The Latest Milestone in Tesla's Self-Driving Journey
Tesla has notched another significant achievement in its autonomous driving efforts. The company's fleet of vehicles equipped with Full Self-Driving (Supervised) software has now accumulated over 10 billion miles on public roads. This figure comes straight from Tesla's updated safety statistics page, marking a rapid escalation from previous totals. Just months ago, the odometer was ticking past lower billions, but the pace has accelerated as more owners activate and use the feature daily.
This milestone isn't just a number—it's a direct nod to goals set by Elon Musk himself. Earlier this year, in January, Musk outlined a specific threshold: 10 billion miles of supervised driving data as a key indicator that the system could transition to safe unsupervised operation. With this barrier now cleared, one might expect imminent changes. However, Tesla owners checking their vehicles this morning found no such upgrade waiting.
Musk's Ambitious Benchmark and What It Means
Elon Musk has long framed these mileage figures as critical steps toward full autonomy. He argued that vast real-world data would refine the neural networks powering FSD, eventually enabling hands-off, eyes-off driving. The 10 billion mile mark was positioned as a safety validator—proof that the system's interventions and accident rates justify unsupervised use. Tesla's safety page reinforces this narrative, contrasting FSD miles with human-driven equivalents to highlight comparative safety.
Yet crossing this line doesn't flip a switch. Musk's statements have historically built hype around timelines that stretch or shift. The January pronouncement was part of a broader push during Tesla's earnings calls and updates, where he emphasized data volume as the path to robotaxi viability. Investors and enthusiasts latched onto it, but regulators and safety experts urge caution, pointing to the gap between miles driven and true independence.

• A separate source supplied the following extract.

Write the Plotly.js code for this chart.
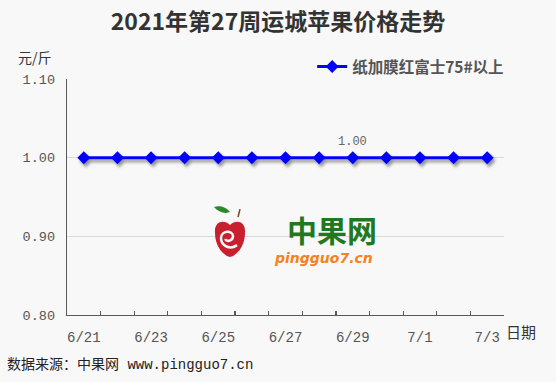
<!DOCTYPE html>
<html>
<head>
<meta charset="utf-8">
<script src="https://cdn.plot.ly/plotly-3.0.1.min.js"></script>
<style>
html,body{margin:0;padding:0;background:#f8f8f8;}
#chart{width:556px;height:382px;outline:2px solid #000;outline-offset:-2px;}
</style>
</head>
<body>
<div id="chart"></div>
<script>
// ---- data ----
const dates = ['6/21','6/22','6/23','6/24','6/25','6/26','6/27','6/28','6/29','6/30','7/1','7/2','7/3'];
const prices = [1.00,1.00,1.00,1.00,1.00,1.00,1.00,1.00,1.00,1.00,1.00,1.00,1.00];
const tickLabels = ['6/21','6/23','6/25','6/27','6/29','7/1','7/3'];
const labelledDate = '6/29';
const seriesName = '纸加膜红富士75#以上';
const yTicks = [0.80, 0.90, 1.00, 1.10];

const li = dates.indexOf(labelledDate);
const monoFont = 'Liberation Mono, DejaVu Sans Mono, Noto Sans CJK SC, monospace';
const cjkFont = 'Noto Sans CJK SC, sans-serif';

const trace = {
  x: dates, y: prices, type: 'scatter', mode: 'lines+markers', name: seriesName,
  line: {color: '#0000ff', width: 3},
  marker: {symbol: 'diamond', size: 10, color: '#0000ff'},
  cliponaxis: false
};

const layout = {
  width: 556, height: 382,
  margin: {l: 67, r: 52, t: 79, b: 67},
  paper_bgcolor: '#f8f8f8', plot_bgcolor: '#f8f8f8',
  title: {text: '<b>2021年第27周运城苹果价格走势</b>', x: 0.5, xanchor: 'center', y: 0.942, yanchor: 'middle',
          font: {family: cjkFont, size: 23, color: '#333333'}},
  showlegend: true,
  legend: {x: 0.561, y: 1.051, xanchor: 'left', yanchor: 'middle', bgcolor: 'rgba(0,0,0,0)',
           font: {family: cjkFont, size: 15.5, color: '#555555', weight: 'bold'}},
  xaxis: {
    type: 'category', range: [-0.5, dates.length - 0.5], tickson: 'boundaries',
    tickmode: 'array', tickvals: dates, ticktext: dates.map(d => tickLabels.includes(d) ? d : ''),
    tickangle: 0,
    ticks: 'inside', ticklen: 4, tickcolor: '#595959', tickwidth: 1.2,
    showline: true, linecolor: '#595959', linewidth: 1.3, showgrid: false, zeroline: false,
    tickfont: {family: monoFont, size: 14, color: '#555555'}, ticklabelstandoff: 9
  },
  yaxis: {
    range: [0.8, 1.1], tickmode: 'array', tickvals: yTicks, ticktext: yTicks.map(v => v.toFixed(2)),
    ticks: '', showline: true, linecolor: '#595959', linewidth: 1.3,
    showgrid: true, gridcolor: '#d9d9d9', gridwidth: 1, zeroline: false,
    tickfont: {family: monoFont, size: 13.5, color: '#555555'}, ticklabelstandoff: 8
  },
  annotations: [
    {x: dates[li], y: prices[li], xref: 'x', yref: 'y', text: prices[li].toFixed(2), showarrow: false,
     yshift: 16, font: {family: monoFont, size: 12, color: '#666666'}},
    {xref: 'paper', yref: 'paper', x: -0.073, y: 1.093, text: '元/斤', showarrow: false,
     xanchor: 'center', yanchor: 'middle', font: {family: cjkFont, size: 14, color: '#333333'}},
    {xref: 'paper', yref: 'paper', x: 1.039, y: -0.072, text: '日期', showarrow: false,
     xanchor: 'center', yanchor: 'middle', font: {family: cjkFont, size: 15, color: '#333333'}},
    {xref: 'paper', yref: 'paper', x: -0.142, y: -0.21, text: '数据来源：中果网 www.pingguo7.cn', showarrow: false,
     xanchor: 'left', yanchor: 'middle', font: {family: monoFont, size: 14, color: '#222222'}},
    {xref: 'paper', yref: 'paper', x: 0.606, y: 0.364, text: '<b>中果网</b>', showarrow: false,
     xanchor: 'center', yanchor: 'middle', font: {family: cjkFont, size: 30, color: '#1f7a1f'}},
    {xref: 'paper', yref: 'paper', x: 0.588, y: 0.2415, text: '<b><i>pingguo7.cn</i></b>', showarrow: false,
     xanchor: 'center', yanchor: 'middle', font: {family: 'DejaVu Sans, sans-serif', size: 14, color: '#f58220'}}
  ],
  shapes: [
    // apple logo (watermark)
    {type: 'path', xref: 'paper', yref: 'paper', xsizemode: 'pixel', ysizemode: 'pixel',
     xanchor: 0.373, yanchor: 0.33, layer: 'above',
     path: 'M 0,12 C -6,18 -16,16 -15,4 C -15,-8 -8,-18 0,-20 C 8,-18 15,-8 15,4 C 16,16 6,18 0,12 Z',
     fillcolor: '#c8202f', line: {width: 0}},
    {type: 'path', xref: 'paper', yref: 'paper', xsizemode: 'pixel', ysizemode: 'pixel',
     xanchor: 0.373, yanchor: 0.33, layer: 'above',
     path: 'M -9,-1 C -9,7 3,7 3,1 C 3,-4 -3,-5 -5,-2 M -9,-1 C -9,-9 0,-13 7,-8',
     fillcolor: 'rgba(0,0,0,0)', line: {width: 2.5, color: '#f8f8f8'}},
    {type: 'path', xref: 'paper', yref: 'paper', xsizemode: 'pixel', ysizemode: 'pixel',
     xanchor: 0.373, yanchor: 0.33, layer: 'above',
     path: 'M 8,20 L 10,28', fillcolor: 'rgba(0,0,0,0)', line: {width: 1.5, color: '#7a4a1a'}},
    {type: 'path', xref: 'paper', yref: 'paper', xsizemode: 'pixel', ysizemode: 'pixel',
     xanchor: 0.373, yanchor: 0.33, layer: 'above',
     path: 'M 0,25 C -4,31 -12,32 -16,30 C -12,25 -5,23 0,25 Z', fillcolor: '#2a8a2a', line: {width: 0}}
  ]
};

Plotly.newPlot('chart', [trace], layout, {displayModeBar: false, staticPlot: true}).then(() => {
  document.querySelectorAll('.scatterlayer .trace').forEach(g => {
    g.style.filter = 'drop-shadow(2px 3px 1.5px rgba(0,0,0,0.4))';
  });
});
</script>
</body>
</html>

The Reality of Level 2 Autonomy Today
Despite the fanfare, Full Self-Driving remains firmly in Level 2 territory according to SAE standards. This means it's an advanced driver assistance system (ADAS), not true self-driving. Owners must keep hands on the wheel or nearby, eyes on the road, and be ready to intervene at any second. Tesla's own disclaimers hammer this home: FSD (Supervised) is beta software under constant development, with disengagements and edge cases still common.
No overnight transformation occurred post-milestone. Vehicles didn't upgrade to 'FSD (Unsupervised)' automatically. Tesla continues to roll out software versions incrementally via over-the-air updates, each promising refinements but not full release from supervision. Critics note that while billions of miles provide invaluable data for training, they don't erase the need for human vigilance in complex scenarios like construction zones, erratic pedestrians, or adverse weather.
This supervised phase underscores a broader tension in the industry. Tesla's approach relies on end-to-end AI trained on fleet data, diverging from lidar-heavy rivals. The 10 billion miles bolster confidence in that vision, but until regulatory approval and flawless performance align, drivers stay in the loop. For now, the milestone is a data triumph, not a freedom grant.